Sunday, October 6, 2013

Stupid Grief

Hey boo,

How's it going?  Do I really even need to say how it's going with me?

So, ever since you've been gone, I've been hearing a lot about grief.  Grief this, grief that, grieving, blah blah blah.

In my opinion, grief is a really stupid word.

What does grief even mean?  Well, obviously we all know what it means, because we use it in the same context.  But for real, what is it?  Do you think this little 5 letter, 1 syllable word can even begin to encompass what grief is supposed to mean?  Because it doesn't.

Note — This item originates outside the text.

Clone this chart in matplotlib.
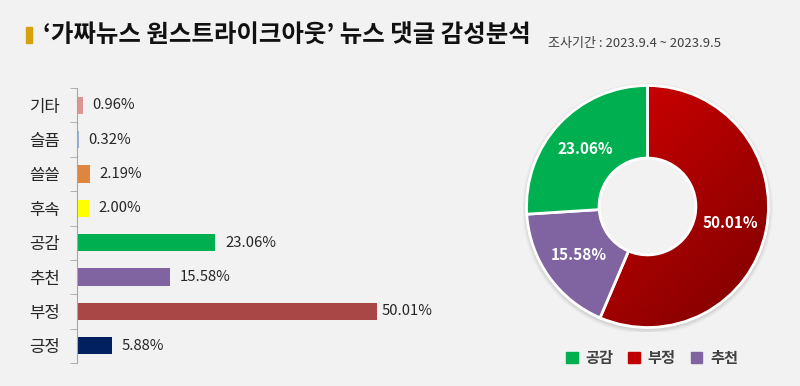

I'm so sick of hearing about grief and grieving.  Seriously, that word sounds so insignificant to what is really going on.

Grief can kiss my ass.  I hate you, grief.  Fuck you, grief.  Seriously.  Fuck.  You.

I know, dropping the F-bomb, right?  You know how I feel about unnecessary swearing, but I think right now, it is totally necessary. Sometimes it is like swearing is the only thing strong enough to convey what I'm feeling.  If I said "screw you", I don't think it would show just how truly angry I really I am.  I am really FUCKING angry. FUCKING furious.  Ready to throw this FUCKING computer threw the FUCKING window because I am SO FUCKING MAD!
[Which reminds me, I'm pretty sure I swore at the doctor who delivered us the seriously SHITTY news.  I'm pretty sure I said something like "What the fuck" and I told him it was bullshit.  At least I didn't call him an asshole, I think I wanted to.]

Anyways... enough with my little spaz out...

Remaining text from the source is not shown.